Y es también el método de Salvador Illa. Carita seria, casi compungida. Flequillo bien peinado, con ese pelazo farandoleado. Traje impecable y gafas de pasta a lo Clark Kent. Tono de voz muy recogido y burradas pronunciadas con tono de máxima seriedad («la lengua es la columna vertebral de la nación catalana», dijo ayer tras la toma de posesión de sus consejeros, la mitad de ellos nacionalistas, y por supuesto habló también de «la España plurinacional»).
Contemos la verdad. De entrada, «el filósofo Illa» no es tal, sino licenciado en Filosofía, que es otra cosa. Su mayor hito fue ejercer durante casi diez años de alcalde de su pueblo, 29 kilómetros al norte de Barcelona y de 12.000 almas (vaya, que tampoco era el regidor de Nueva York). Tras dejar la alcaldía en 2005 se puso a trabajar en una productora audiovisual. Duró solo nueve meses. Enseguida volvió a flotar en su placenta de siempre, el PSC. Primero lo nombraron «director general de gestión de Infraestructuras del Departamento de Justicia de la Generalitat», uno de esos curros de relleno que florecen en las autonomías. Allí chupó de la piragua cuatro años, hasta que el PSC perdió el Gobierno catalán, pero enseguida le buscaron otros cholletes en el Ayuntamiento de Barcelona.
En 2016, Iceta lo nombró secretario de organización del PSC y empezó a destacar por su diplomacia con los nacionalistas (léase lisonja y cesiones).
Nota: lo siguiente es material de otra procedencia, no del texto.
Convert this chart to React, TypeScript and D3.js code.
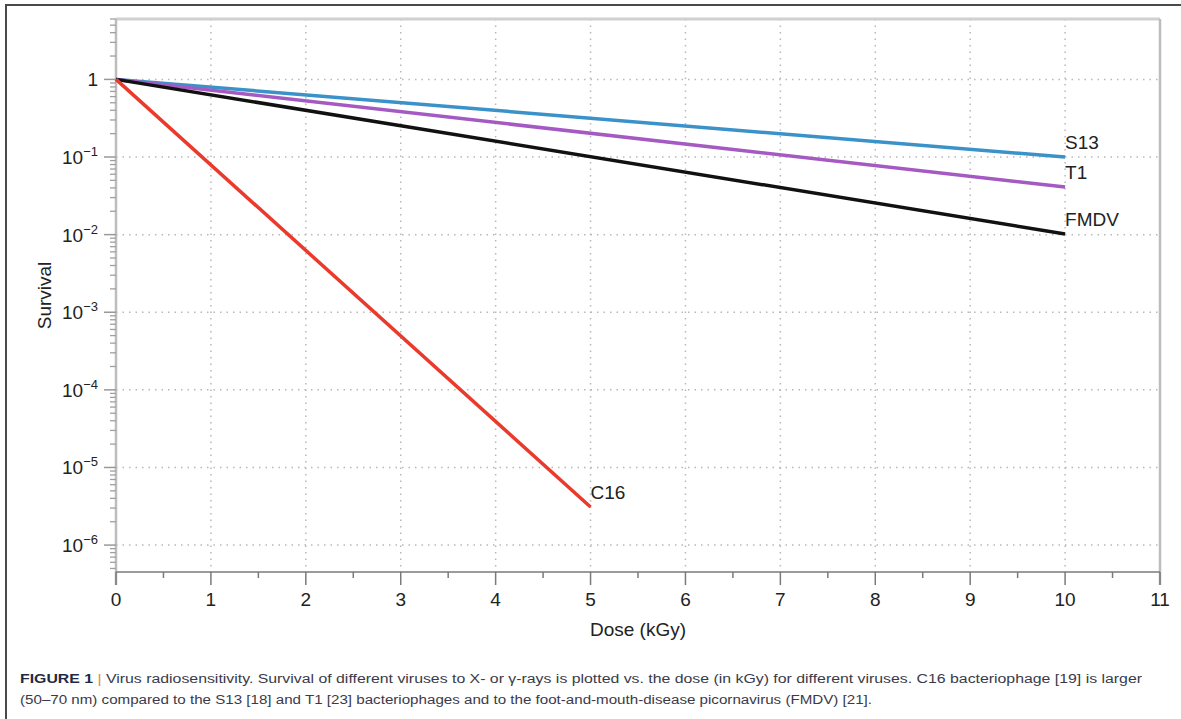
import React, { useEffect } from "react";
import * as d3 from "d3";

// dose in kGy, survival fraction
const s13Dose = [0, 10];
const s13Survival = [1, 0.1];
const t1Dose = [0, 10];
const t1Survival = [1, 0.041];
const fmdvDose = [0, 10];
const fmdvSurvival = [1, 0.0102];
const c16Dose = [0, 5];
const c16Survival = [1, 3.1e-6];

const seriesNames = ["S13", "T1", "FMDV", "C16"];
const seriesColors = ["#3b92c8", "#a45ac2", "#111111", "#ea3a2c"];

const xTicks = [0, 1, 2, 3, 4, 5, 6, 7, 8, 9, 10, 11];
const yDecades = [0, -1, -2, -3, -4, -5, -6];

const captionLine1 =
  " Virus radiosensitivity. Survival of different viruses to X- or \u03b3-rays is plotted vs. the dose (in kGy) for different viruses. C16 bacteriophage [19] is larger";
const captionLine2 =
  "(50\u201370 nm) compared to the S13 [18] and T1 [23] bacteriophages and to the foot-and-mouth-disease picornavirus (FMDV) [21].";

const W = 1181;
const H = 719;
const margin = { left: 116, right: 21, top: 19, bottom: 147 };

function App() {
  useEffect(() => {
    document.body.style.margin = "0";
  }, []);

  const x = d3
    .scaleLinear()
    .domain([0, 11])
    .range([margin.left, W - margin.right]);
  const y = d3
    .scaleLog()
    .domain([4.5e-7, 6])
    .range([H - margin.bottom, margin.top]);

  const [x0, x1] = x.range();
  const [yb, yt] = y.range();

  const series = [
    { dose: s13Dose, surv: s13Survival },
    { dose: t1Dose, surv: t1Survival },
    { dose: fmdvDose, surv: fmdvSurvival },
    { dose: c16Dose, surv: c16Survival },
  ].map((s, i) => ({
    name: seriesNames[i],
    color: seriesColors[i],
    points: s.dose.map((d, j) => [d, s.surv[j]] as [number, number]),
  }));

  const line = d3
    .line<[number, number]>()
    .x((d) => x(d[0]))
    .y((d) => y(d[1]));

  // minor log ticks
  const [lo, hi] = y.domain();
  const minor: number[] = [];
  for (let e = -7; e <= 0; e++) {
    for (let k = 2; k <= 9; k++) {
      const v = k * Math.pow(10, e);
      if (v >= lo && v <= hi) minor.push(v);
    }
  }
  const xMinor = d3.range(0.5, 11, 1);

  const font = "'Liberation Sans', Arial, Helvetica, sans-serif";
  const fs = 19;

  return (
    <svg
      width={W}
      height={H}
      style={{ display: "block", background: "#fff", fontFamily: font }}
    >
      {/* outer frame */}
      <line x1={5} x2={W} y1={5} y2={5} stroke="#4a4a4a" strokeWidth={2} />
      <line x1={6} x2={6} y1={4} y2={H} stroke="#4a4a4a" strokeWidth={2} />

      {/* grid */}
      {xTicks
        .filter((t) => t > 0 && t < 11)
        .map((t) => (
          <line
            key={"gx" + t}
            x1={x(t)}
            x2={x(t)}
            y1={yt}
            y2={yb}
            stroke="#b8b8b8"
            strokeWidth={1.5}
            strokeDasharray="1.5,5"
          />
        ))}
      {yDecades.map((e) => (
        <line
          key={"gy" + e}
          x1={x0}
          x2={x1}
          y1={y(Math.pow(10, e))}
          y2={y(Math.pow(10, e))}
          stroke="#b8b8b8"
          strokeWidth={1.5}
          strokeDasharray="1.5,5"
        />
      ))}

      {/* plot frame */}
      <line x1={x0} x2={x1} y1={yt} y2={yt} stroke="#d0d0d0" strokeWidth={3} />
      <line x1={x1} x2={x1} y1={yt} y2={yb + 13} stroke="#bdbdbd" strokeWidth={2.5} />
      <line x1={x0} x2={x0} y1={yt} y2={yb + 13} stroke="#bdbdbd" strokeWidth={2.5} />

      {/* y ticks */}
      {minor.map((v) => (
        <line
          key={"ym" + v}
          x1={x0 - 6}
          x2={x0}
          y1={y(v)}
          y2={y(v)}
          stroke="#a0a0a0"
          strokeWidth={1.3}
        />
      ))}
      {yDecades.map((e) => (
        <line
          key={"yM" + e}
          x1={x0 - 12}
          x2={x0}
          y1={y(Math.pow(10, e))}
          y2={y(Math.pow(10, e))}
          stroke="#999"
          strokeWidth={1.5}
        />
      ))}
      {yDecades.map((e) => (
        <text
          key={"yl" + e}
          x={x0 - 18}
          y={y(Math.pow(10, e)) + 7}
          textAnchor="end"
          fontSize={fs}
          fill="#222"
        >
          {e === 0 ? (
            "1"
          ) : (
            <>
              10
              <tspan dy={-8} fontSize={13}>
                {"\u2212" + -e}
              </tspan>
            </>
          )}
        </text>
      ))}

      {/* x axis */}
      <line x1={x0} x2={x1} y1={yb} y2={yb} stroke="#7a7a7a" strokeWidth={1.5} />
      {xMinor.map((t) => (
        <line
          key={"xm" + t}
          x1={x(t)}
          x2={x(t)}
          y1={yb}
          y2={yb + 6}
          stroke="#7a7a7a"
          strokeWidth={1.5}
        />
      ))}
      {xTicks.map((t) => (
        <line
          key={"xt" + t}
          x1={x(t)}
          x2={x(t)}
          y1={yb}
          y2={yb + 13}
          stroke="#7a7a7a"
          strokeWidth={1.5}
        />
      ))}
      {xTicks.map((t) => (
        <text
          key={"xl" + t}
          x={x(t)}
          y={yb + 34}
          textAnchor="middle"
          fontSize={fs}
          fill="#222"
        >
          {t}
        </text>
      ))}

      {/* series */}
      {series.map((s) => (
        <path
          key={s.name}
          d={line(s.points) || ""}
          fill="none"
          stroke={s.color}
          strokeWidth={3.5}
        />
      ))}
      {series.map((s) => {
        const last = s.points[s.points.length - 1];
        return (
          <text
            key={"lab" + s.name}
            x={x(last[0])}
            y={y(last[1]) - 8}
            fontSize={fs}
            fill="#222"
          >
            {s.name}
          </text>
        );
      })}

      {/* axis titles */}
      <text
        x={(x0 + x1) / 2}
        y={yb + 64}
        textAnchor="middle"
        fontSize={fs}
        fill="#222"
      >
        Dose (kGy)
      </text>
      <text
        transform={`translate(51, ${(yt + yb) / 2}) rotate(-90)`}
        textAnchor="middle"
        fontSize={fs}
        fill="#222"
      >
        Survival
      </text>

      {/* caption */}
      <text x={20} y={683} fontSize={12} fill="#3a3a4a" textLength={1122} lengthAdjust="spacingAndGlyphs">
        <tspan fontWeight="bold" fill="#1f2a44">FIGURE 1</tspan>
        <tspan fill="#e0892a"> |</tspan>
        {captionLine1}
      </text>
      <text x={20} y={704} fontSize={12} fill="#3a3a4a" textLength={852} lengthAdjust="spacingAndGlyphs">
        {captionLine2}
      </text>
    </svg>
  );
}

export default App;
Esa fue la tarjeta de presentación por la que Sánchez lo fichó para su Gobierno. Su cometido real consistía en engrasar las relaciones entre Moncloa y los separatistas. La cartera era lo de menos. Se le dio la Sanidad en enero de 2020 porque parecía un ministerio florero, vacío de competencias. Pero se cruzó un cisne negro, la pandemia, e Illa tuvo que ponerse a trabajar en la Sanidad, de la que sabía tanto como la buena de mi tía Matilde de las ecuaciones de Navier y Stokes.
El resto ya lo saben. Comités de expertos que no existían, medidas tardías y equivocadas, ocultación de las cifras de muertos y mentiras con los datos, compras chapuceras de material sanitario, que ahora sabemos que además ocultaban una red de corrupción socialista. Más los ridículos constantes de Fernando Simón, la inconstitucionalidad del encierro, la propaganda atosigante… Y la cobardía de plantar el cargo al año y pasarle la patata caliente a las comunidades al verse desbordado. Ese es Illa, el mismo personaje que iba de leal constitucionalista y ahora habla exactamente igual que un dirigente de ERC. El que ha comprado su cargo con un cupo catalán anticonstitucional y planes para fulminar el español en Cataluña.
En la presentación de su Gobierno ha dicho que está guiado «por la socialdemocracia y el humanismo cristiano». Sorprendente definición, pues ambos están justamente en las antípodas de promover la desigualdad entre las personas por motivos de presunta superioridad identitaria, que es por lo que aboga el nacionalismo, el credo que Illa ha abrazado.
El flequillo luce perfecto, sí.
Lo que hay debajo ya es otra historia… El PSC e Illa son nacionalistas catalanes y dañan la unidad de España. Así de sencillo.